* **Aim**: Leave out the pictures and repeat exactly the lines between the one containing "What TikZ code" and the one containing "(capA) at (283,354)", inclusive.

* **Task data**:

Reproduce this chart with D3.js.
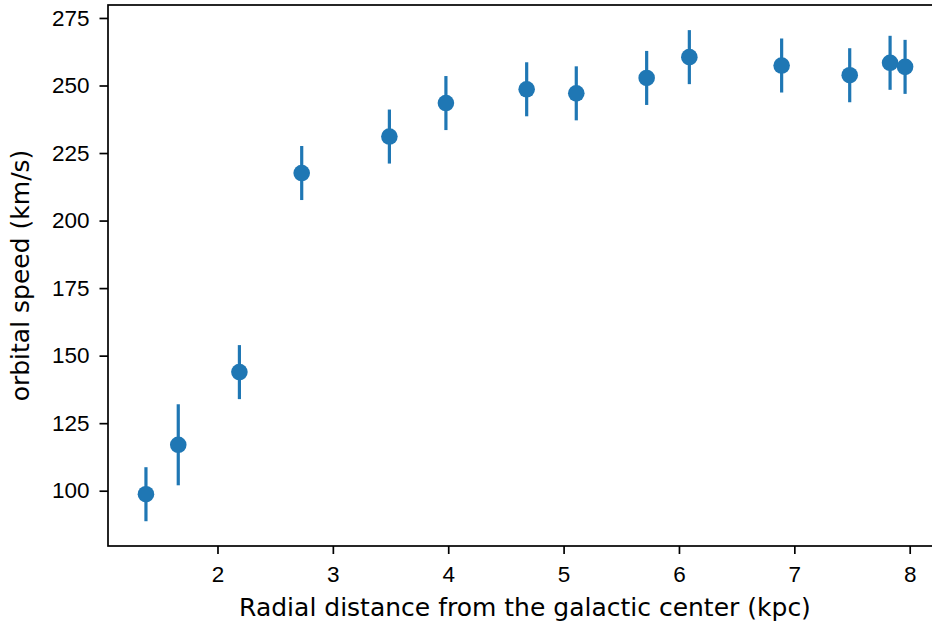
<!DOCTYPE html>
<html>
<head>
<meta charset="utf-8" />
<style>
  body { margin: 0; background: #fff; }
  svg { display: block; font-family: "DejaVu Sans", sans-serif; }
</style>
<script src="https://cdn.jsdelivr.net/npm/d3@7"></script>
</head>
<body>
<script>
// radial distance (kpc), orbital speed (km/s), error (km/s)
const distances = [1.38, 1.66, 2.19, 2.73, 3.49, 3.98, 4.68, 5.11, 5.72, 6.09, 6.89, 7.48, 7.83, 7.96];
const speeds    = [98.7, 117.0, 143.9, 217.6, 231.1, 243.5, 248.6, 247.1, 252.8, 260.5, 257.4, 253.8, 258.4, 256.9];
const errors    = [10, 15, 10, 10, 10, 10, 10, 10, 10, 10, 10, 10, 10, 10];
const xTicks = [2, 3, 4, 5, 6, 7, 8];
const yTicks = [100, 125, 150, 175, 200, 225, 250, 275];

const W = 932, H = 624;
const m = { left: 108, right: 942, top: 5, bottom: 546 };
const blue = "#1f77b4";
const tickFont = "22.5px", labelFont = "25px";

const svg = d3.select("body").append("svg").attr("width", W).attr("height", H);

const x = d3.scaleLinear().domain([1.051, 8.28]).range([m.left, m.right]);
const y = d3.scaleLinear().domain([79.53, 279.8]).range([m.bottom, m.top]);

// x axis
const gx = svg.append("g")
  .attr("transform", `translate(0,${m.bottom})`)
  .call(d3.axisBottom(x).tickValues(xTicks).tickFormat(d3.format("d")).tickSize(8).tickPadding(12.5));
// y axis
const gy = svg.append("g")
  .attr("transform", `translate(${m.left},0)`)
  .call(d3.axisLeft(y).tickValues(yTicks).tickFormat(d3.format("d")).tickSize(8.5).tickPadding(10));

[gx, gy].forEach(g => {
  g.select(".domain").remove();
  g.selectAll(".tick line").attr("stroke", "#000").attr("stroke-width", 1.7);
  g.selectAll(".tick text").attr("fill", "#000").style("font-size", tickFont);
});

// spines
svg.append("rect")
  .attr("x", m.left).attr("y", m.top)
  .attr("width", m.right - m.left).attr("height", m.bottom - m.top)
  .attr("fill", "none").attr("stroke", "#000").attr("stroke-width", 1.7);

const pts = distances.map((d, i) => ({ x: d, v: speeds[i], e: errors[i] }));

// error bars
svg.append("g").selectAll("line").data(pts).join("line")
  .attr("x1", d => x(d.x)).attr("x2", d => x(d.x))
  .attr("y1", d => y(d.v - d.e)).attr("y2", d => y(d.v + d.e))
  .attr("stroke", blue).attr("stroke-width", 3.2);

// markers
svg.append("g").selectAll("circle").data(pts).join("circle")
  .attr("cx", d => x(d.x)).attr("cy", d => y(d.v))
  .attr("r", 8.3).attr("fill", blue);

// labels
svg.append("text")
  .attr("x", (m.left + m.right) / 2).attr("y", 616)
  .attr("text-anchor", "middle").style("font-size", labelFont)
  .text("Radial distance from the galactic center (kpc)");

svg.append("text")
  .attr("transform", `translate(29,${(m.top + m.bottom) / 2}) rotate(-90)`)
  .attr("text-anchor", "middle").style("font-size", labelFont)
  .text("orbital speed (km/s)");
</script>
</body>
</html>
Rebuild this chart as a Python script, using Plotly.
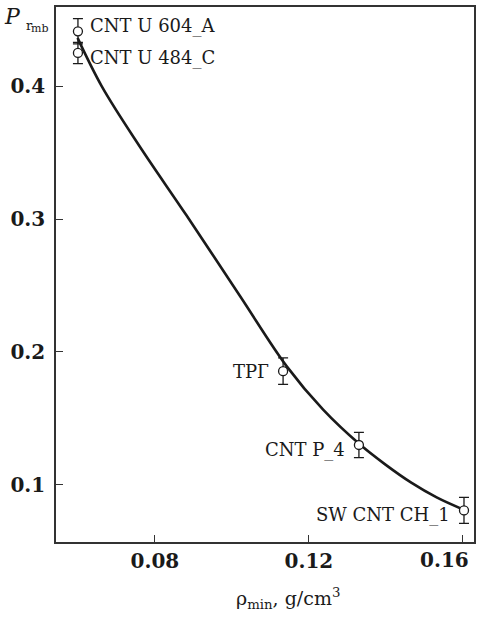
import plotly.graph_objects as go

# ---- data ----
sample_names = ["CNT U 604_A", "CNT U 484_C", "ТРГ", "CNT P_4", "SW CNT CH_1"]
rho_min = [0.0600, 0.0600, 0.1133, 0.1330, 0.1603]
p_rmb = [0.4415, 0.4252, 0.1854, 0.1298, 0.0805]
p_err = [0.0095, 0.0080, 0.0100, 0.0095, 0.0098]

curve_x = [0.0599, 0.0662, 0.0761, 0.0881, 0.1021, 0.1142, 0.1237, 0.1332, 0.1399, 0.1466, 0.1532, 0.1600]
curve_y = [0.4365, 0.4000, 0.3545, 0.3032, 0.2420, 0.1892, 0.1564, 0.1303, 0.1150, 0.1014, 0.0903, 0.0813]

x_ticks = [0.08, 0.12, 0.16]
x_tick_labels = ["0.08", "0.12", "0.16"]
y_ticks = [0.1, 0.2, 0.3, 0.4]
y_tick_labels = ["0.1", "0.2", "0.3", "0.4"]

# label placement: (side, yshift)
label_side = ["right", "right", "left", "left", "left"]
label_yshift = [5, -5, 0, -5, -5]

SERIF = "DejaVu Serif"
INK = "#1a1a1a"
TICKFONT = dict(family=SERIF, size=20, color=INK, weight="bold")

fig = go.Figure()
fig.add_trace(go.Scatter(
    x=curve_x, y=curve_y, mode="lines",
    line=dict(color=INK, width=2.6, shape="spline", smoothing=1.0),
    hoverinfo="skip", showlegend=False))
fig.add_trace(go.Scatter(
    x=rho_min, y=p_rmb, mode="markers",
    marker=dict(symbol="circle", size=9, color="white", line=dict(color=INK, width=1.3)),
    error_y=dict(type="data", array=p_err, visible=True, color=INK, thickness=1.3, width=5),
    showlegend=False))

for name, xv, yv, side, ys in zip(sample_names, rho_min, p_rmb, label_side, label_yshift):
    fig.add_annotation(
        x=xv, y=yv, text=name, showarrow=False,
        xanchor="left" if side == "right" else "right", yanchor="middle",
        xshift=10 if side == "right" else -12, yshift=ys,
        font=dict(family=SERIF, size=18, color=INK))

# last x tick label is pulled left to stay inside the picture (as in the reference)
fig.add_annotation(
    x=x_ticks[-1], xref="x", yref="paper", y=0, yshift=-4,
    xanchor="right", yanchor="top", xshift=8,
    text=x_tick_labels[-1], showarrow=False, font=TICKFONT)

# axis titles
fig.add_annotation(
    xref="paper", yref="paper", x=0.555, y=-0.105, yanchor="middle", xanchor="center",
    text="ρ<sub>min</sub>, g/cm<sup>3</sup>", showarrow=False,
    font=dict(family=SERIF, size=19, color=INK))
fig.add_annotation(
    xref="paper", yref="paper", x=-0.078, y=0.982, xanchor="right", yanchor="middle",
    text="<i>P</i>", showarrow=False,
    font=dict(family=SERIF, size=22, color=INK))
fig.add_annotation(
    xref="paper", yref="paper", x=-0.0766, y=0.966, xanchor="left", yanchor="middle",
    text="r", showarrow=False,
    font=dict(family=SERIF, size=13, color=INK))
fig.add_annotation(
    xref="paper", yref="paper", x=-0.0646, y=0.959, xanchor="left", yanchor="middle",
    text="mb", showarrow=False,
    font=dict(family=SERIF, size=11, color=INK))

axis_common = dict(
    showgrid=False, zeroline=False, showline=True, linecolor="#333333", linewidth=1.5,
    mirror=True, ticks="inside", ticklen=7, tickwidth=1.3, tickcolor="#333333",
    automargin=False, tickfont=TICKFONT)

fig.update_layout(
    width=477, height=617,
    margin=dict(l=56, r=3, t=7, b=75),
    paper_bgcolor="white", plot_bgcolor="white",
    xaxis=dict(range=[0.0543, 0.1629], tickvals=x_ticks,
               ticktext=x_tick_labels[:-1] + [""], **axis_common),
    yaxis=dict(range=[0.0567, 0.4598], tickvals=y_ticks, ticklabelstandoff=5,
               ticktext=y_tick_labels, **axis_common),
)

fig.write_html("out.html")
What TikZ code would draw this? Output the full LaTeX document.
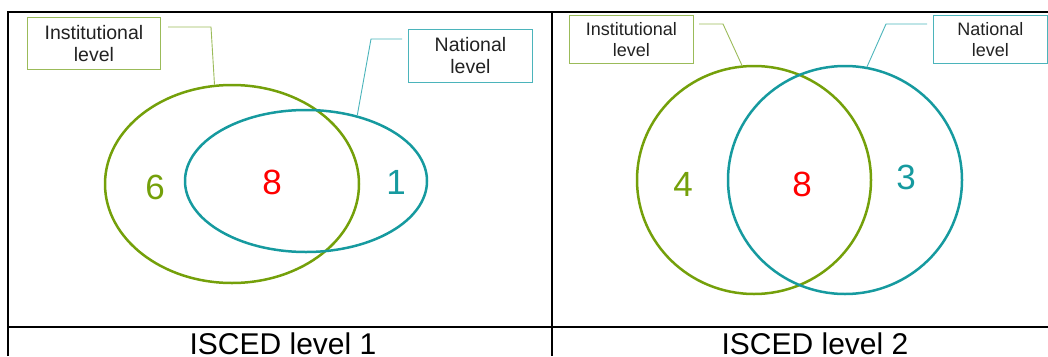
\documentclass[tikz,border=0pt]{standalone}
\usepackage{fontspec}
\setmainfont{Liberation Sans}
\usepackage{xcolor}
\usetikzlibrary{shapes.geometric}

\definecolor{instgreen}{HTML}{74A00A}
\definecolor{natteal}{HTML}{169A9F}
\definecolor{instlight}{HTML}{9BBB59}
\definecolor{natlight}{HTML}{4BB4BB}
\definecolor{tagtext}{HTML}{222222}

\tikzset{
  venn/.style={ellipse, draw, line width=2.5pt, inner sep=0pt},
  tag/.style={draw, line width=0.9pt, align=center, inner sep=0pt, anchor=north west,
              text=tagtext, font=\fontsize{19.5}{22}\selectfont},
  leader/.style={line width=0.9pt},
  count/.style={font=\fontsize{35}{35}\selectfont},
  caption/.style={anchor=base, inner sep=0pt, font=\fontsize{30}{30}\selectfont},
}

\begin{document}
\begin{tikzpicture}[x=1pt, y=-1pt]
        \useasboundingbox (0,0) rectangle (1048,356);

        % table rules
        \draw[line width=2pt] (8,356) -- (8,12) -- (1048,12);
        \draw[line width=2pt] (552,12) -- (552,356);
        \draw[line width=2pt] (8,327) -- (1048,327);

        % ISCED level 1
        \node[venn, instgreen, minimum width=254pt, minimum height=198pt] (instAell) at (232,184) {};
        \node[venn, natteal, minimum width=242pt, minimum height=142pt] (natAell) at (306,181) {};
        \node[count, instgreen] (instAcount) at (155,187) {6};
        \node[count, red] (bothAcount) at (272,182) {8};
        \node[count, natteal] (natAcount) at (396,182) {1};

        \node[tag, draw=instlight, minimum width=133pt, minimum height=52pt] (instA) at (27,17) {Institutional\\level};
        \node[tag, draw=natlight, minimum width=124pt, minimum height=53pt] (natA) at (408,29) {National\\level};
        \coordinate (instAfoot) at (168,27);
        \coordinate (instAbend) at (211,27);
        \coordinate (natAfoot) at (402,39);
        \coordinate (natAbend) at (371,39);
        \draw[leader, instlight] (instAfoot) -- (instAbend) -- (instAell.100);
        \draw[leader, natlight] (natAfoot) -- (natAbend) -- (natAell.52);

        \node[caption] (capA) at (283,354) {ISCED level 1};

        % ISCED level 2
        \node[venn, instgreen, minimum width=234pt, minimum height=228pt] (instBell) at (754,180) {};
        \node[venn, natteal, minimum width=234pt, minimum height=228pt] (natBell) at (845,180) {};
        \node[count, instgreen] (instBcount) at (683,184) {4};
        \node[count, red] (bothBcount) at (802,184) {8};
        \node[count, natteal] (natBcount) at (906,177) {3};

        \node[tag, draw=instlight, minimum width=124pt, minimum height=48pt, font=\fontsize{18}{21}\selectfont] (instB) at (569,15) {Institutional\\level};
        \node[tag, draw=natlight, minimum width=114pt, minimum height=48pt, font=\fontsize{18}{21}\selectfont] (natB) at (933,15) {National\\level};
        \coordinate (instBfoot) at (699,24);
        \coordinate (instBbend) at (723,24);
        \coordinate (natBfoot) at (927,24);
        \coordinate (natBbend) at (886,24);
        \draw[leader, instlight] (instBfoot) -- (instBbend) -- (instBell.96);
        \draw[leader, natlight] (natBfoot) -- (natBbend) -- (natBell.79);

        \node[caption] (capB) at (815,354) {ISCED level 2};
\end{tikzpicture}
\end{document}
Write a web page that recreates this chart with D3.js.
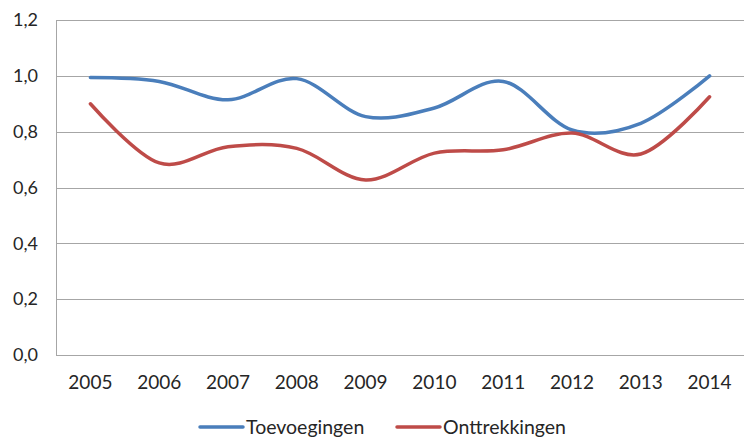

* **Output**:
What TikZ code would draw this? Output the full LaTeX document.
\documentclass[tikz,border=0pt]{standalone}
\usepackage{fontspec}
\setmainfont{Liberation Sans}
\usepackage{xcolor}
\usetikzlibrary{shapes.geometric}

\definecolor{instgreen}{HTML}{74A00A}
\definecolor{natteal}{HTML}{169A9F}
\definecolor{instlight}{HTML}{9BBB59}
\definecolor{natlight}{HTML}{4BB4BB}
\definecolor{tagtext}{HTML}{222222}

\tikzset{
  venn/.style={ellipse, draw, line width=2.5pt, inner sep=0pt},
  tag/.style={draw, line width=0.9pt, align=center, inner sep=0pt, anchor=north west,
              text=tagtext, font=\fontsize{19.5}{22}\selectfont},
  leader/.style={line width=0.9pt},
  count/.style={font=\fontsize{35}{35}\selectfont},
  caption/.style={anchor=base, inner sep=0pt, font=\fontsize{30}{30}\selectfont},
}

\begin{document}
\begin{tikzpicture}[x=1pt, y=-1pt]
        \useasboundingbox (0,0) rectangle (1048,356);

        % table rules
        \draw[line width=2pt] (8,356) -- (8,12) -- (1048,12);
        \draw[line width=2pt] (552,12) -- (552,356);
        \draw[line width=2pt] (8,327) -- (1048,327);

        % ISCED level 1
        \node[venn, instgreen, minimum width=254pt, minimum height=198pt] (instAell) at (232,184) {};
        \node[venn, natteal, minimum width=242pt, minimum height=142pt] (natAell) at (306,181) {};
        \node[count, instgreen] (instAcount) at (155,187) {6};
        \node[count, red] (bothAcount) at (272,182) {8};
        \node[count, natteal] (natAcount) at (396,182) {1};

        \node[tag, draw=instlight, minimum width=133pt, minimum height=52pt] (instA) at (27,17) {Institutional\\level};
        \node[tag, draw=natlight, minimum width=124pt, minimum height=53pt] (natA) at (408,29) {National\\level};
        \coordinate (instAfoot) at (168,27);
        \coordinate (instAbend) at (211,27);
        \coordinate (natAfoot) at (402,39);
        \coordinate (natAbend) at (371,39);
        \draw[leader, instlight] (instAfoot) -- (instAbend) -- (instAell.100);
        \draw[leader, natlight] (natAfoot) -- (natAbend) -- (natAell.52);

        \node[caption] (capA) at (283,354) {ISCED level 1};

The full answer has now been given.